There will always be demand for well-run businesses – and pubcos are no exception, argues chartered surveyor Alan Gordon
IF the doomsayers are to be believed, the pub trade is dying a slow and painful death. But any close analysis of the sector would quickly make a mockery of that assessment, writes Alan Gordon of chartered surveyors DM Hall.
For property professionals who keep a close eye on the business, this is one corpse which is betraying distinct signs of life. In fact, in some parts of the sector, it’s displaying a healthy vigour. Take, as an example, a remarkable portfolio of pubs which has just gone under the hammer across the UK, including more than 120 in Scotland, many of which are at the heart of communities and have been trading profitably and popularly for decades.
The properties were historically part of the Tennent’s estate, which passed into the hands of Spirit Group and subsequently the property tycoon Robert Tchenguiz. And these are no ‘toxic assets’ – potential buyers were lining up to take advantage of what could have been a once in a lifetime opportunity. A clear demonstration of the healthy demand was the number of surveys which were instructed – DM Hall alone could have surveyed many properties several times – and the considerable number of overlapping offers which resulted at the closing date.

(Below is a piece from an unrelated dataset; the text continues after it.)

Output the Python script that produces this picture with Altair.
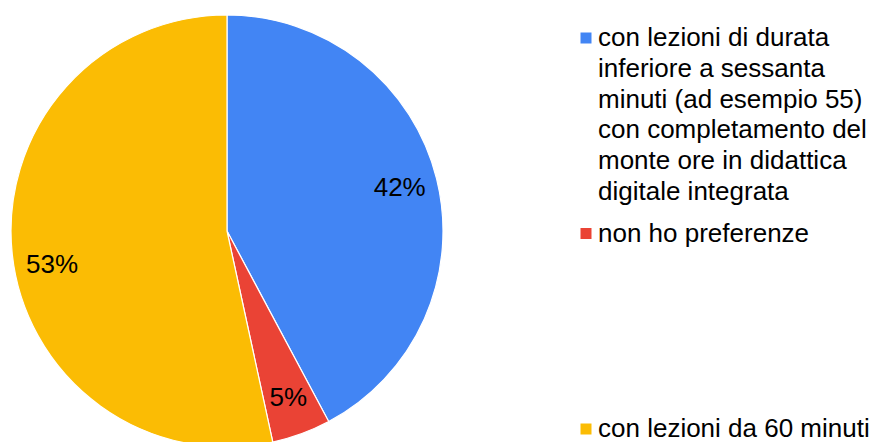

Prospective buyers fell into several categories: existing tenants looking to make the transition to owning their freehold; local operators wanting to cherry pick for their portfolios; private pubcos on the lookout for good additional assets; and also larger pub investment companies.
The point is that the package of pubs in Scotland included many successful, high volume outlets, including city centre bars, community pubs and destination inns.
These included cornerstone Glasgow bars like The Griffin, the Park Bar, the Queen’s Park Cafe and archetypal community pub La Cala in Dennistoun. These are not distressed properties – they’re gems of the licensed trade trading as robustly as could be desired.
What this demonstrates is that to write off a sector, as some have been doing for the past three years, on the basis of generalised information and broad assumptions is short-sighted to say the least.
There will always be good offers for good businesses, and pubs are no exception. If they are well presented, well looked after and in good locations, they will continue to attract prices which, at worst, will match pre-recession levels.
This is not to say that some of the crazy premiums the market experienced before the downturn have not been shaken out of the system.
They have, and just as in the housing market, prices are settling at levels dictated by commercial reality, rather than wish-fulfilment. Over-provision is being controlled not by legislation but by market forces. There is no doubt that a polarisation of the trade is still under way, with better units surviving and prospering and tumbleweed blowing around the bottom end of the spectrum. It’s not too fatalistic to suggest that 15% to 20% of properties down the scale will end up trading as something else.
Where I particularly fear for the market is in the former industrial heartlands – areas like Lanarkshire, Ayrshire, Dunbartonshire and West Lothian – where formerly thriving communities are slowly turning into dormitory towns with demographics which simply no longer fit the traditional pub model.
However, as this latest sale has amply illustrated, there are parts of the market where demand is not moribund but active, enthusiastic and well-financed, often by smaller pubcos, high net worth individuals and private equity. I have just received an email from a client with £2 million cash on deposit and further lines of funding coming into place, which he is anxious to invest in the right properties. So surely there is a lesson here for lenders. If these people, who did not accumulate their wealth by making stupid mistakes, can see attractive future value in the leisure sector, perhaps it is time for the lending institutions to re-assess its potential.